Should Amazon roll out Counter service to all Rite Aids and continue to expand their offerings in Kohl's, it will have more retail outlets than Walmart.
Excluding locker locations, Amazon has either ownership of, or partners with a company that has, 5,357 locations from coast to coast.
Rite Aid is mainly positioned in the Northeast, blanketing cities such as New York, Virginia Beach, and Philadelphia with locations. It extends out as far as Michigan and Kentucky, some stores sprinkled in Texas cities and in Grand Junction, Colorado, then has a wall of west coast stores.
Kohl's, meanwhile, is spread across all 50 states, with a number of locations in less population-dense states like North Dakota and Montana.
Essentially, Rite Aid represents an expansion into shipping products quicker in cities, while Kohl's is spread out to accommodate returns in states whose residents tend to physically shop rather than order online.
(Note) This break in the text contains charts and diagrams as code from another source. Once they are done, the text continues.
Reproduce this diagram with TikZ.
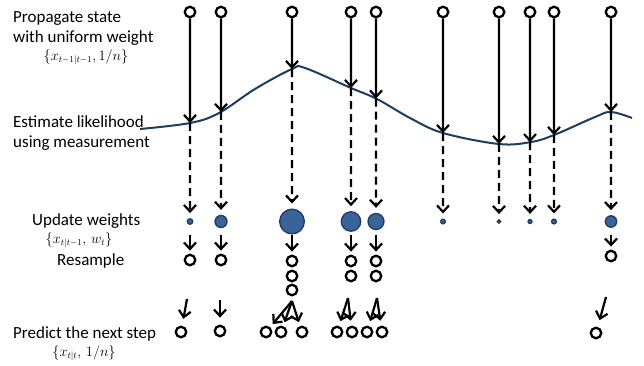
\documentclass[tikz,border=0pt]{standalone}
\usepackage{fontspec}
\setmainfont{Carlito}
\usetikzlibrary{arrows.meta,intersections}
\definecolor{navy}{HTML}{1F3B63}
\definecolor{wfill}{HTML}{3A6399}
\begin{document}
\begin{tikzpicture}[x=1pt,y=-1pt,
  part/.style={circle,draw=black,line width=2.3pt,fill=white,minimum size=10.5pt,inner sep=0pt},
  wt/.style={circle,draw=navy,line width=1.3pt,fill=wfill,inner sep=0pt,minimum size=#1},
  arr/.style={line width=2.2pt,-{Straight Barb[length=6.5pt,width=12pt]}},
  darr/.style={arr,dash pattern=on 8pt off 5pt},
  curvestyle/.style={draw=navy,line width=2pt},
  lbl/.style={font=\fontsize{17}{20}\selectfont,anchor=base west,inner sep=0pt},
  mlbl/.style={font=\fontsize{13.5}{15}\selectfont,inner sep=0pt}]
\useasboundingbox (0,0) rectangle (644,365);

% labels
\node[lbl] (l1) at (13,22) {Propagate state};
\node[lbl] (l2) at (13,42) {with uniform weight};
\node[mlbl] (m1) at (86,57) {$\{x_{t-1|t-1},1/n\}$};
\node[lbl] (l3) at (13,127) {Estimate likelihood};
\node[lbl] (l4) at (13,147) {using measurement};
\node[lbl] (l5) at (32,225) {Update weights};
\node[mlbl] (m2) at (79,240) {$\{x_{t|t-1},\,w_t\}$};
\node[lbl] (l6) at (57,265) {Resample};
\node[lbl] (l7) at (13,338) {Predict the next step};
\node[mlbl] (m3) at (84,353) {$\{x_{t|t},\,1/n\}$};

% likelihood curve
\draw[curvestyle, name path=curve] plot[smooth, tension=0.6] coordinates {
  (140,129) (190,123) (219,113) (255,89) (292,69) (305,68) (351,88) (377,99)
  (410,118) (443,133) (499,144) (531,142) (554,135) (595,117) (611,112) (632,118)};

% top particles, propagation arrows and weights
\foreach \i/\x/\d in {1/190/5.5pt,2/221/12pt,3/292/24.7pt,4/351/19.4pt,5/376/16pt,
                      6/443/4.7pt,7/499/3.6pt,8/530/4pt,9/554/4.8pt,10/611/11.4pt} {
  \node[part] (t\i) at (\x,12) {};
  \path[name path=v\i] (\x,0) -- (\x,365);
  \path[name intersections={of=curve and v\i, by={c\i}}];
  \draw[arr] (t\i) -- (c\i);
  \node[wt=\d] (w\i) at (\x,221.5) {};
  \draw[darr, shorten >=5pt] (c\i) -- (w\i);
}

% resampled particles
\node[part] (r1) at (190,260) {};
\node[part] (r2) at (221,260) {};
\node[part] (r3) at (292,261) {};
\node[part] (r3b) at (292,276) {};
\node[part] (r3c) at (292,290) {};
\node[part] (r4) at (351,261) {};
\node[part] (r4b) at (351,276) {};
\node[part] (r5) at (376,261) {};
\node[part] (r5b) at (376,276) {};
\node[part] (r10) at (611,256) {};
\foreach \i in {1,2,3,4,5,10} {
  \draw[arr, shorten <=13pt, shorten >=3pt] (w\i.center) -- (r\i);
}

% predicted particles
\node[part] (q1) at (181,332) {};
\node[part] (q2) at (220,331) {};
\node[part] (q3a) at (266,332) {};
\node[part] (q3b) at (281,332) {};
\node[part] (q3c) at (302,332) {};
\node[part] (q4a) at (337,332) {};
\node[part] (q4b) at (352,332) {};
\node[part] (q5a) at (367,332) {};
\node[part] (q5b) at (382,332) {};
\node[part] (q10) at (596,333) {};
\coordinate (p1) at (187,299);
\coordinate (p2) at (220,300);
\coordinate (p3) at (292,301);
\coordinate (p4) at (348,298);
\coordinate (p5) at (377,298);
\coordinate (p10) at (606,297);
\draw[arr, shorten >=7pt] (p1) -- (q1);
\draw[arr, shorten >=7pt] (p2) -- (q2);
\draw[arr, shorten >=4pt] (p3) -- (q3a);
\draw[arr, shorten >=4pt] (p3) -- (q3b);
\draw[arr, shorten >=4pt] (p3) -- (q3c);
\draw[arr, shorten >=5pt] (p4) -- (q4a);
\draw[arr, shorten >=5pt] (p4) -- (q4b);
\draw[arr, shorten >=5pt] (p5) -- (q5a);
\draw[arr, shorten >=5pt] (p5) -- (q5b);
\draw[arr, shorten >=7pt] (p10) -- (q10);
\end{tikzpicture}
\end{document}
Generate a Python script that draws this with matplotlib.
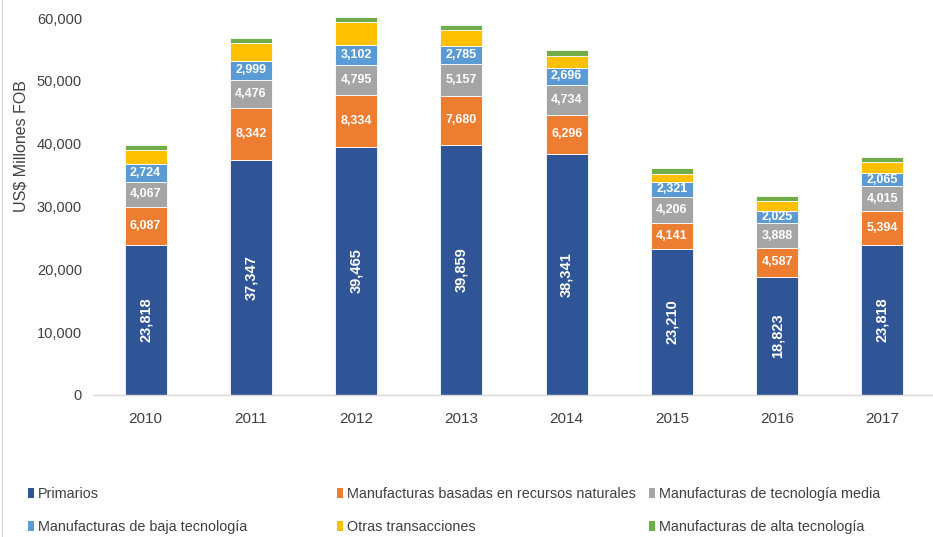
import matplotlib
matplotlib.use("Agg")
import matplotlib.pyplot as plt
from matplotlib.patches import Patch
from matplotlib.lines import Line2D
import numpy as np

years = ["2010", "2011", "2012", "2013", "2014", "2015", "2016", "2017"]
primarios = [23818, 37347, 39465, 39859, 38341, 23210, 18823, 23818]
rrnn = [6087, 8342, 8334, 7680, 6296, 4141, 4587, 5394]
media = [4067, 4476, 4795, 5157, 4734, 4206, 3888, 4015]
baja = [2724, 2999, 3102, 2785, 2696, 2321, 2025, 2065]
otras = [2300, 2900, 3700, 2550, 1950, 1350, 1600, 1750]
alta = [800, 800, 800, 900, 950, 950, 800, 800]

series_names = ["Primarios",
                "Manufacturas basadas en recursos naturales",
                "Manufacturas de tecnología media",
                "Manufacturas de baja tecnología",
                "Otras transacciones",
                "Manufacturas de alta tecnología"]
colors = ["#2F5597", "#ED7D31", "#A5A5A5", "#5B9BD5", "#FFC000", "#70AD47"]
series = [primarios, rrnn, media, baja, otras, alta]
labeled = [True, True, True, True, False, False]

FONT = ["Liberation Sans", "DejaVu Sans"]
TXT = "#404040"

fig = plt.figure(figsize=(9.33, 5.37), dpi=100)
ax = fig.add_axes([93/933, 142/537, (935-93)/933, (395-18)/537])

x = np.arange(len(years))
bottom = np.zeros(len(years))
for vals, col, name, lab in zip(series, colors, series_names, labeled):
    v = np.array(vals, dtype=float)
    ax.bar(x, v, 0.4, bottom=bottom, color=col, edgecolor="white",
           linewidth=0.6, label=name, zorder=2)
    if lab:
        for i in range(len(x)):
            yc = bottom[i] + v[i] / 2
            txt = f"{int(v[i]):,}"
            if name == "Primarios":
                ax.text(x[i], yc, txt, rotation=90, ha="center", va="center",
                        color="white", fontsize=10.5, fontweight="bold",
                        family=FONT, zorder=3)
            else:
                ax.text(x[i], yc, txt, ha="center", va="center",
                        color="white", fontsize=9, fontweight="bold",
                        family=FONT, zorder=3)
    bottom += v

ax.set_xlim(-0.5, 7.5)
ax.set_ylim(0, 60000)
ax.set_yticks(np.arange(0, 60001, 10000))
ax.set_yticklabels([f"{t:,}" for t in range(0, 60001, 10000)], family=FONT,
                   fontsize=10.5, color=TXT)
ax.set_xticks(x)
ax.set_xticklabels(years, family=FONT, fontsize=11, color=TXT)
ax.tick_params(axis="both", length=0)
ax.tick_params(axis="y", pad=8)
ax.tick_params(axis="x", pad=12)
for s in ["top", "right", "left"]:
    ax.spines[s].set_visible(False)
ax.spines["bottom"].set_color("#D9D9D9")
ax.spines["bottom"].set_linewidth(1)

fig.text(21/933, 1 - 146/537, "US$ Millones FOB", rotation=90, ha="center",
         va="center", family=FONT, fontsize=11.5, color=TXT)

# frame line on left edge
fig.add_artist(Line2D([2/933, 2/933], [0, 1], color="#D9D9D9", lw=1,
                      transform=fig.transFigure))

positions = [(28, 494), (337, 494), (649, 494),
             (28, 527), (337, 527), (649, 527)]
for idx, (px, py) in enumerate(positions):
    h = Patch(facecolor=colors[idx], edgecolor="none")
    leg = fig.legend([h], [series_names[idx]], loc="center left",
                     bbox_to_anchor=(px/933, 1 - py/537), frameon=False,
                     handlelength=0.4, handleheight=0.7, handletextpad=0.3,
                     borderpad=0, borderaxespad=0,
                     prop={"family": FONT, "size": 10.4})
    for t in leg.get_texts():
        t.set_color(TXT)

fig.savefig("out.png", dpi=100)
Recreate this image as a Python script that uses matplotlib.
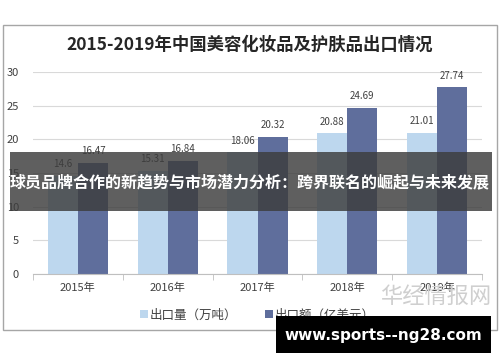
import numpy as np
import matplotlib
matplotlib.use("Agg")
import matplotlib.pyplot as plt
import matplotlib.patches as mpatches

plt.rcParams['font.family'] = ['Noto Sans CJK SC', 'DejaVu Sans']

# data
YEARS = ["2015年", "2016年", "2017年", "2018年", "2019年"]
VOLUME = [14.6, 15.31, 18.06, 20.88, 21.01]      # 出口量（万吨）
VALUE = [16.47, 16.84, 20.32, 24.69, 27.74]      # 出口额（亿美元）
VOLUME_LABELS = ["14.6", "15.31", "18.06", "20.88", "21.01"]
VALUE_LABELS = ["16.47", "16.84", "20.32", "24.69", "27.74"]

C_LIGHT = "#BDD7EE"
C_DARK = "#5F6E9C"

fig = plt.figure(figsize=(5.0, 3.62), dpi=100)
ax = fig.add_axes([0.066, 0.243, 0.898, 0.558])

x = np.arange(len(YEARS))
w = 0.335
b1 = ax.bar(x - w / 2, VOLUME, w, color=C_LIGHT, label="出口量（万吨）", zorder=2)
b2 = ax.bar(x + w / 2, VALUE, w, color=C_DARK, label="出口额（亿美元）", zorder=2)
for rect, lab in zip(b1, VOLUME_LABELS):
    ax.text(rect.get_x() + rect.get_width() / 2, rect.get_height() + 1.0, lab,
            ha="center", va="bottom", fontsize=7, color="#404040")
for rect, lab in zip(b2, VALUE_LABELS):
    ax.text(rect.get_x() + rect.get_width() / 2, rect.get_height() + 1.0, lab,
            ha="center", va="bottom", fontsize=7, color="#404040")

ax.set_xlim(-0.5, len(YEARS) - 0.5)
ax.set_ylim(0, 30)
ax.set_yticks([0, 5, 10, 15, 20, 25, 30])
ax.yaxis.grid(True, color="#D9D9D9", linewidth=0.8, zorder=0)
ax.set_axisbelow(True)
for s in ["top", "right", "left"]:
    ax.spines[s].set_visible(False)
ax.spines["bottom"].set_color("#BFBFBF")
ax.set_xticks(x)
ax.set_xticklabels(YEARS, fontsize=8, color="#404040")
ax.set_xticks(np.arange(-0.5, len(YEARS)), minor=True)
ax.tick_params(axis="x", which="major", length=0, pad=6)
ax.tick_params(axis="x", which="minor", length=4, color="#BFBFBF")
ax.tick_params(axis="y", length=0, labelsize=8, labelcolor="#404040", pad=10)

fig.text(0.5, 0.875, "2015-2019年中国美容化妆品及护肤品出口情况", ha="center", va="center",
         fontsize=12.5, fontweight="bold", color="#262626")

ax.legend(loc="upper center", bbox_to_anchor=(0.5, -0.115), ncol=2, frameon=False,
          fontsize=9, handlelength=0.6, handleheight=0.6, handletextpad=0.2,
          columnspacing=2.2, labelcolor="#404040")

# outer frame
fig.patches.append(mpatches.Rectangle((0.006, 0.088), 0.988, 0.843, transform=fig.transFigure,
                                      fill=False, edgecolor="#A6A6A6", linewidth=1.0))

# watermark text
fig.text(0.872, 0.18, "华经情报网", ha="center", va="center", fontsize=16,
         color="#CFCFCF")
fig.text(0.872, 0.11, "H U A O N . C O M", ha="center", va="center", fontsize=6.5,
         color="#C8C8C8")

# overlay banner
fig.patches.append(mpatches.Rectangle((0.02, 0.418), 0.964, 0.163, transform=fig.transFigure,
                                      facecolor="#3C3C3C", alpha=0.82, edgecolor="none", zorder=5))
fig.text(0.5, 0.497, "球员品牌合作的新趋势与市场潜力分析：跨界联名的崛起与未来发展",
         ha="center", va="center", fontsize=11.5, fontweight="bold", color="white", zorder=6)

# site box
fig.patches.append(mpatches.Rectangle((0.552, 0.025), 0.43, 0.103, transform=fig.transFigure,
                                      facecolor="black", edgecolor="none", zorder=5))
fig.text(0.767, 0.072, "www.sports--ng28.com", ha="center", va="center", fontsize=11,
         fontweight="bold", color="white", family=["DejaVu Sans"], zorder=6)

fig.savefig("out.png", dpi=100)
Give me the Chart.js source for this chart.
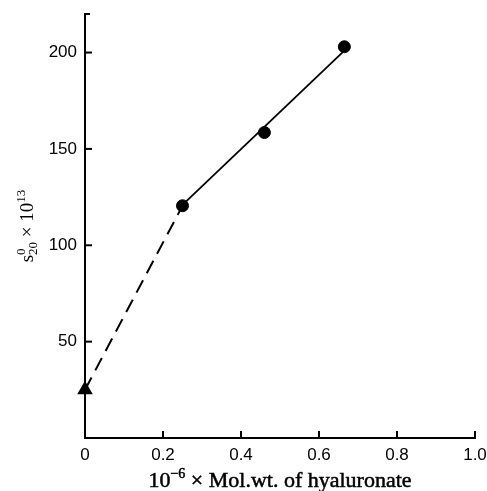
<!DOCTYPE html>
<html>
<head>
<meta charset="utf-8">
<script src="https://cdn.jsdelivr.net/npm/chart.js@4"></script>
<style>
  html, body { margin: 0; padding: 0; background: #fff; }
  #wrap { width: 487px; height: 491px; }
</style>
</head>
<body>
<div id="wrap"><canvas id="sedChart"></canvas></div>
<script>
// values
const molWt = [0.25, 0.46, 0.665];          // 10^-6 x mol. wt.
const sValues = [120.5, 158.5, 203];         // s20 x 10^13
const extrapX = [0, 0.25];                   // dashed extrapolation
const extrapY = [25, 120.5];
const fitX = [0.25, 0.665];                  // drawn line through the points
const fitY = [121, 201];
const xTicks = [0, 0.2, 0.4, 0.6, 0.8, 1.0];
const yTicks = [50, 100, 150, 200];

function pairs(xs, ys) {
    return xs.map(function (x, i) { return { x: x, y: ys[i] }; });
}

// draw tick marks pointing into the plot, like the printed figure
const inwardTicks = {
    id: 'inwardTicks',
    afterDraw: function (chart) {
        const ctx = chart.ctx;
        const xs = chart.scales.x, ys = chart.scales.y;
        const left = xs.getPixelForValue(0), bottom = ys.getPixelForValue(0);
        ctx.save();
        ctx.strokeStyle = '#000';
        ctx.lineWidth = 2;
        xTicks.forEach(function (v) {
            if (v === 0) return;
            const px = xs.getPixelForValue(v);
            ctx.beginPath();
            ctx.moveTo(px, bottom);
            ctx.lineTo(px, bottom - 7);
            ctx.stroke();
        });
        yTicks.forEach(function (v) {
            const py = ys.getPixelForValue(v);
            ctx.beginPath();
            ctx.moveTo(left, py);
            ctx.lineTo(left + 7, py);
            ctx.stroke();
        });
        // short cap at the top of the y axis
        const top = ys.getPixelForValue(220);
        ctx.beginPath();
        ctx.moveTo(left, top);
        ctx.lineTo(left + 5, top);
        ctx.stroke();
        ctx.restore();
    }
};

// axis titles with super/subscripts
function drawParts(ctx, parts, cx, baseY) {
    let total = 0;
    parts.forEach(function (p) {
        ctx.font = p.font;
        p.w = p.stack ? Math.max(ctx.measureText(p.stack[0]).width, ctx.measureText(p.stack[1]).width) : ctx.measureText(p.text).width;
        total += p.w;
    });
    let x = cx - total / 2;
    parts.forEach(function (p) {
        ctx.font = p.font;
        if (p.stack) {
            ctx.fillText(p.stack[0], x, baseY - 8);
            ctx.fillText(p.stack[1], x, baseY + 4);
        } else {
            ctx.fillText(p.text, x, baseY + (p.dy || 0));
            if (p.heavy) ctx.strokeText(p.text, x, baseY + (p.dy || 0));
        }
        x += p.w;
    });
}

const axisTitles = {
    id: 'axisTitles',
    afterDraw: function (chart) {
        const ctx = chart.ctx;
        const area = chart.chartArea;
        ctx.save();
        ctx.fillStyle = '#000';
        ctx.strokeStyle = '#000';
        ctx.lineWidth = 0.5;
        ctx.textAlign = 'left';
        ctx.textBaseline = 'alphabetic';
        drawParts(ctx, [
            { text: '10', font: '22px "Liberation Serif", serif', heavy: true },
            { text: '\u22126', font: '14px "Liberation Serif", serif', dy: -9, heavy: true },
            { text: ' \u00d7 Mol.wt. of hyaluronate', font: '22px "Liberation Serif", serif', heavy: true }
        ], (area.left + area.right) / 2, 487);

        ctx.translate(33, (area.top + area.bottom) / 2);
        ctx.rotate(-Math.PI / 2);
        drawParts(ctx, [
            { text: 's', font: '19px "Liberation Serif", serif' },
            { stack: ['0', '20'], font: '13px "Liberation Serif", serif' },
            { text: ' \u00d7 10', font: '19px "Liberation Serif", serif' },
            { text: '13', font: '13px "Liberation Serif", serif', dy: -8 }
        ], 0, 0);
        ctx.restore();
    }
};

const tickFont = { family: '"Liberation Sans", Arial, sans-serif', size: 17 };

new Chart(document.getElementById('sedChart'), {
    type: 'scatter',
    data: {
        datasets: [{
            // dashed extrapolation to the triangle at zero
            data: pairs(extrapX, extrapY),
            showLine: true,
            clip: false,
            borderColor: '#000',
            borderWidth: 2,
            borderDash: [14, 8],
            pointStyle: 'triangle',
            pointRadius: [7, 0],
            pointBackgroundColor: '#000',
            pointBorderColor: '#000'
        }, {
            data: pairs(fitX, fitY),
            showLine: true,
            borderColor: '#000',
            borderWidth: 1.8,
            pointRadius: 0
        }, {
            data: pairs(molWt, sValues),
            showLine: false,
            clip: false,
            pointRadius: 6,
            pointBackgroundColor: '#000',
            pointBorderColor: '#000'
        }]
    },
    options: {
        responsive: true,
        maintainAspectRatio: false,
        animation: false,
        layout: { padding: { top: 14, right: 12, left: 0, bottom: 0 } },
        plugins: { legend: { display: false }, tooltip: { enabled: false } },
        scales: {
            x: {
                type: 'linear',
                min: 0,
                max: 1.0,
                afterBuildTicks: function (scale) {
                    scale.ticks = xTicks.map(function (v) { return { value: v }; });
                },
                afterFit: function (scale) {
                    scale.height = 53;
                    scale.paddingLeft = 0;
                    scale.paddingRight = 0;
                },
                ticks: {
                    color: '#000',
                    font: tickFont,
                    padding: 7,
                    maxRotation: 0,
                    callback: function (v) { return v === 0 ? '0' : v.toFixed(1); }
                },
                grid: { drawOnChartArea: false, drawTicks: false },
                border: { color: '#000', width: 2 }
            },
            y: {
                type: 'linear',
                min: 0,
                max: 220,
                afterBuildTicks: function (scale) {
                    scale.ticks = yTicks.map(function (v) { return { value: v }; });
                },
                afterFit: function (scale) {
                    scale.width = 85;
                    scale.paddingTop = 0;
                    scale.paddingBottom = 0;
                },
                ticks: {
                    color: '#000',
                    font: tickFont,
                    padding: 8
                },
                grid: { drawOnChartArea: false, drawTicks: false },
                border: { color: '#000', width: 2 }
            }
        }
    },
    plugins: [inwardTicks, axisTitles]
});
</script>
</body>
</html>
This is on top of Amazon becoming its own largest shipper: Axios reported that Amazon's own shipping and logistics network delivered more packages in 2019 than the United States Postal Service.
Meanwhile, Amazon hasn't rolled out its Counter service to all Rite Aid stores. That would represent a retail presence increase of over 3,500 locations, most of which are in coastal city markets like New York and Seattle.
But the infrastructure is now in place for Amazon to compete with the biggest big box retailers: Target ($TGT) and Walmart ($WMT) on their own battlefield: brick and mortar. While Amazon doesn't have the retail square footage of Walmart yet, Counter points to a future in which it would surpass both Target and Walmart on that metric.